9.5.8 Triangular Distributions 🔗

syntax

Triangle-Dist

procedure

(triangle-dist [min max mode])  Triangle-Dist

  min : Real = 0
  max : Real = 1
  mode : Real = (* 0.5 (+ min max))

procedure

(triangle-dist-min d)  Flonum

  d : Triangle-Dist

procedure

(triangle-dist-max d)  Flonum

  d : Triangle-Dist

procedure

(triangle-dist-mode d)  Flonum

  d : Triangle-Dist
Represents the triangular distribution family parameterized by minimum, maximum and mode.

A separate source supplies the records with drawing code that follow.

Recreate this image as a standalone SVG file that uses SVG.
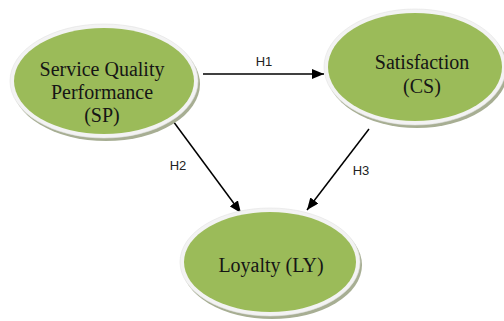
<svg xmlns="http://www.w3.org/2000/svg" width="504" height="321" viewBox="0 0 504 321">
<defs>
<style>
.shadow{fill:#a7ae93;}
.rim{fill:#f3f3f3;stroke:#e2e2e2;stroke-width:0.6;}
.fill{fill:#9bbb59;}
.lbl{font-family:"Liberation Serif",serif;font-size:20px;fill:#151515;text-anchor:middle;}
.h{font-family:"Liberation Sans",Arial,sans-serif;font-size:13px;fill:#222;text-anchor:middle;}
.conn{stroke:#000;stroke-width:1.5;fill:none;marker-end:url(#ah);}
</style>
<marker id="ah" viewBox="0 0 12 10" refX="12" refY="5" markerWidth="12" markerHeight="10" markerUnits="userSpaceOnUse" orient="auto">
<path d="M0,0 L12,5 L0,10 z" fill="#000"/>
</marker>
</defs>
<rect width="504" height="321" fill="#fff"/>
<g id="connectors">
<line class="conn" x1="203" y1="74" x2="324" y2="74"/>
<line class="conn" x1="173" y1="121" x2="241" y2="213"/>
<line class="conn" x1="369" y1="129" x2="307" y2="210"/>
<text class="h" x="264" y="66">H1</text>
<text class="h" x="178" y="170">H2</text>
<text class="h" x="361" y="175">H3</text>
</g>
<g id="SP">
<ellipse class="shadow" cx="106" cy="84" rx="94" ry="57"/>
<ellipse class="rim" cx="104" cy="81" rx="94" ry="57"/>
<ellipse class="fill" cx="104" cy="81" rx="90" ry="53"/>
<text class="lbl" x="102" y="76">Service Quality</text>
<text class="lbl" x="102" y="99">Performance</text>
<text class="lbl" x="102" y="122">(SP)</text>
</g>
<g id="CS">
<ellipse class="shadow" cx="417" cy="70" rx="91" ry="58"/>
<ellipse class="rim" cx="415" cy="67" rx="91" ry="58"/>
<ellipse class="fill" cx="415" cy="67" rx="87" ry="54"/>
<text class="lbl" x="422" y="69">Satisfaction</text>
<text class="lbl" x="422" y="93">(CS)</text>
</g>
<g id="LY">
<ellipse class="shadow" cx="272" cy="265" rx="90" ry="54"/>
<ellipse class="rim" cx="270" cy="262" rx="90" ry="54"/>
<ellipse class="fill" cx="270" cy="262" rx="86" ry="50"/>
<text class="lbl" x="271" y="272">Loyalty (LY)</text>
</g>
</svg>
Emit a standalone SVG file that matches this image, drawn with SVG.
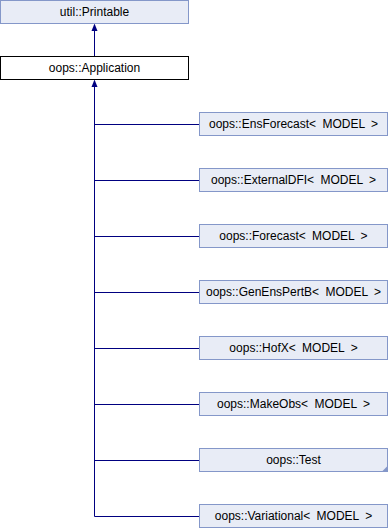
<svg xmlns="http://www.w3.org/2000/svg" width="388" height="528" viewBox="0 0 388 528">
<defs>
<style>
.n rect{fill:#E8ECF6;stroke:#8497C9;stroke-width:1}
.n.cur rect{fill:#FFFFFF;stroke:#000000}
.n text{font-family:"Liberation Sans",Arial,sans-serif;font-size:12px;fill:#000;text-anchor:middle;word-spacing:3px}
.e{stroke:#000080;stroke-width:1;fill:none}
.ah{fill:#000080;stroke:none}
</style>
</defs>
<rect width="388" height="528" fill="#fff"/>
<g id="connectors">
<line class="e" x1="94.5" y1="30" x2="94.5" y2="56"/>
<path class="ah" d="M94.5,23.5 L91.5,31 L97.5,31 Z"/>
<line class="e" x1="94.5" y1="86" x2="94.5" y2="516.5"/>
<path class="ah" d="M94.5,79.5 L91.5,87 L97.5,87 Z"/>
<line class="e" x1="94.5" y1="124.5" x2="199" y2="124.5"/>
<line class="e" x1="94.5" y1="180.5" x2="199" y2="180.5"/>
<line class="e" x1="94.5" y1="236.5" x2="199" y2="236.5"/>
<line class="e" x1="94.5" y1="292.5" x2="199" y2="292.5"/>
<line class="e" x1="94.5" y1="348.5" x2="199" y2="348.5"/>
<line class="e" x1="94.5" y1="404.5" x2="199" y2="404.5"/>
<line class="e" x1="94.5" y1="460.5" x2="199" y2="460.5"/>
<line class="e" x1="94.5" y1="516.5" x2="199" y2="516.5"/>
</g>
<g id="printable" class="n"><rect x="0.5" y="0.5" width="188" height="23"/><text x="94.5" y="16">util::Printable</text></g>
<g id="application" class="n cur"><rect x="0.5" y="56.5" width="188" height="23"/><text x="94.5" y="72">oops::Application</text></g>
<g id="ensforecast" class="n"><rect x="199.5" y="112.5" width="188" height="23"/><text x="293.5" y="128">oops::EnsForecast&lt; MODEL &gt;</text></g>
<g id="externaldfi" class="n"><rect x="199.5" y="168.5" width="188" height="23"/><text x="293.5" y="184">oops::ExternalDFI&lt; MODEL &gt;</text></g>
<g id="forecast" class="n"><rect x="199.5" y="224.5" width="188" height="23"/><text x="293.5" y="240">oops::Forecast&lt; MODEL &gt;</text></g>
<g id="genenspertb" class="n"><rect x="199.5" y="280.5" width="188" height="23"/><text x="293.5" y="296">oops::GenEnsPertB&lt; MODEL &gt;</text></g>
<g id="hofx" class="n"><rect x="199.5" y="336.5" width="188" height="23"/><text x="293.5" y="352">oops::HofX&lt; MODEL &gt;</text></g>
<g id="makeobs" class="n"><rect x="199.5" y="392.5" width="188" height="23"/><text x="293.5" y="408">oops::MakeObs&lt; MODEL &gt;</text></g>
<g id="test" class="n"><rect x="199.5" y="448.5" width="188" height="23"/><text x="293.5" y="464">oops::Test</text><polygon points="381.5,472 388,472 388,465.5" fill="#8497C9"/></g>
<g id="variational" class="n"><rect x="199.5" y="504.5" width="188" height="23"/><text x="293.5" y="520">oops::Variational&lt; MODEL &gt;</text></g>
</svg>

If min, mode and max are not in ascending order, they are sorted before constructing the distribution object.

Examples:
> (plot (for/list ([a  (in-list '(-3 -1 -2))]
                   [b  (in-list '(0 1 3))]
                   [m  (in-list '(-2 0 2))]
                   [i  (in-naturals)])
          (function (distribution-pdf (triangle-dist a b m)) #:color i
                    #:label (format "Triangle(~a,~a,~a)" a b m)))
        #:x-min -3.5 #:x-max 3.5 #:y-label "density")

image

> (plot (for/list ([a  (in-list '(-3 -1 -2))]
                   [b  (in-list '(0 1 3))]
                   [m  (in-list '(-2 0 2))]
                   [i  (in-naturals)])
          (function (ordered-dist-cdf (triangle-dist a b m)) #:color i
                    #:label (format "Triangle(~a,~a,~a)" a b m)))
        #:x-min -3.5 #:x-max 3.5 #:y-label "probability")

image

(triangle-dist c c c) for any real c behaves like a support-limited delta distribution centered at c.

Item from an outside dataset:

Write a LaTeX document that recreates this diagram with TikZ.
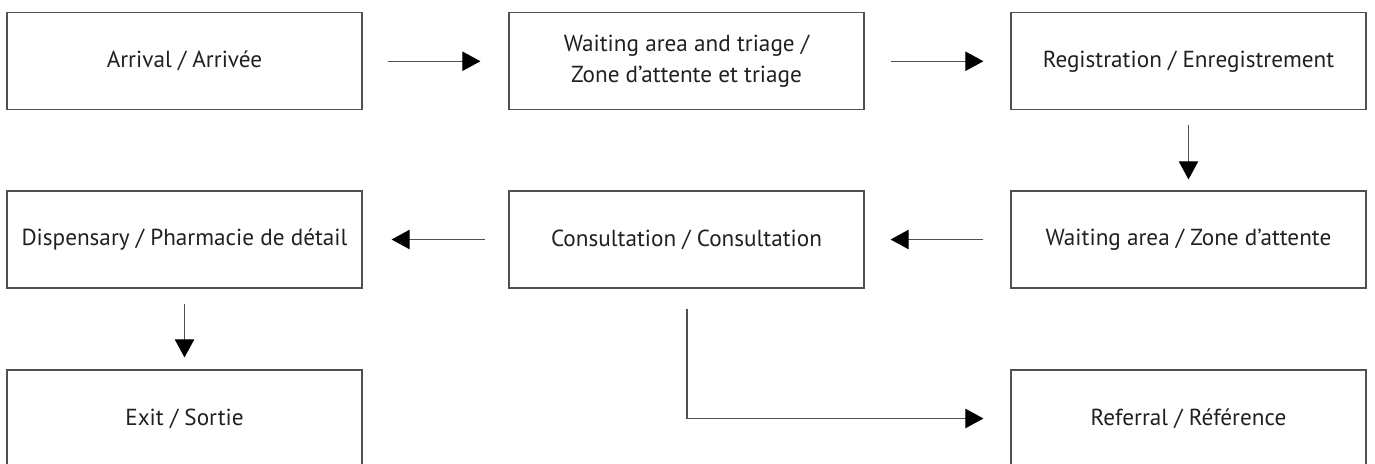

9.5.9 Truncated Distributions 🔗

syntax

Truncated-Dist

procedure

(truncated-dist d)  Truncated-Dist

  d : Real-Dist
(truncated-dist d max)  Truncated-Dist
  d : Real-Dist
  max : Real
(truncated-dist d min max)  Truncated-Dist
  d : Real-Dist
  min : Real
  max : Real

procedure

(truncated-dist-original t)  Real-Dist

  t : Truncated-Dist

procedure

(truncated-dist-min t)  Flonum

  t : Truncated-Dist

procedure

(truncated-dist-max t)  Flonum

  t : Truncated-Dist
Represents distributions like d, but with zero density for x < min and for x > max. The probability of the interval [min, max] is renormalized to one.

(truncated-dist d) is equivalent to (truncated-dist d -inf.0 +inf.0). (truncated-dist d max) is equivalent to (truncated-dist d -inf.0 max). If min > max, they are swapped before constructing the distribution object.

Samples are taken by applying the truncated distribution’s inverse cdf to uniform samples.

Examples:
> (define d (normal-dist))
> (define t (truncated-dist d -2 1))
> t

(truncated-dist (normal-dist 0.0 1.0) -2.0 1.0)

> (plot (list (function (distribution-pdf d) #:label "N(0,1)" #:color 0)
              (function (distribution-pdf t) #:label "T(N(0,1),-2,1)"))
        #:x-min -3.5 #:x-max 3.5 #:y-label "density")

image

> (plot (list (function (ordered-dist-cdf d) #:label "N(0,1)" #:color 0)
              (function (ordered-dist-cdf t) #:label "T(N(0,1),-2,1)"))
        #:x-min -3.5 #:x-max 3.5 #:y-label "probability")

image

9.5.10 Uniform Distributions 🔗

Wikipedia: Uniform Distribution.

syntax

Uniform-Dist

procedure

(uniform-dist)  Uniform-Dist

(uniform-dist max)  Uniform-Dist
  max : Real
(uniform-dist min max)  Uniform-Dist
  min : Real
  max : Real

procedure

(uniform-dist-min d)  Flonum

  d : Uniform-Dist

procedure

(uniform-dist-max d)  Flonum

  d : Uniform-Dist
Represents the uniform distribution family parameterized by minimum and maximum.

(uniform-dist) is equivalent to (uniform-dist 0 1). (uniform-dist max) is equivalent to (uniform-dist 0 max). If max < min, they are swapped before constructing the distribution object.

Examples:
> (plot (for/list ([a  (in-list '(-3 -1 -2))]
                   [b  (in-list '(0 1 3))]
                   [i  (in-naturals)])
          (function (distribution-pdf (uniform-dist a b)) #:color i
                    #:label (format "Uniform(~a,~a)" a b)))
        #:x-min -3.5 #:x-max 3.5 #:y-label "density")

image

> (plot (for/list ([a  (in-list '(-3 -1 -2))]
                   [b  (in-list '(0 1 3))]
                   [i  (in-naturals)])
          (function (ordered-dist-cdf (uniform-dist a b)) #:color i
                    #:label (format "Uniform(~a,~a)" a b)))
        #:x-min -3.5 #:x-max 3.5 #:y-label "probability")

image

(uniform-dist x x) for any real x behaves like a support-limited delta distribution centered at x.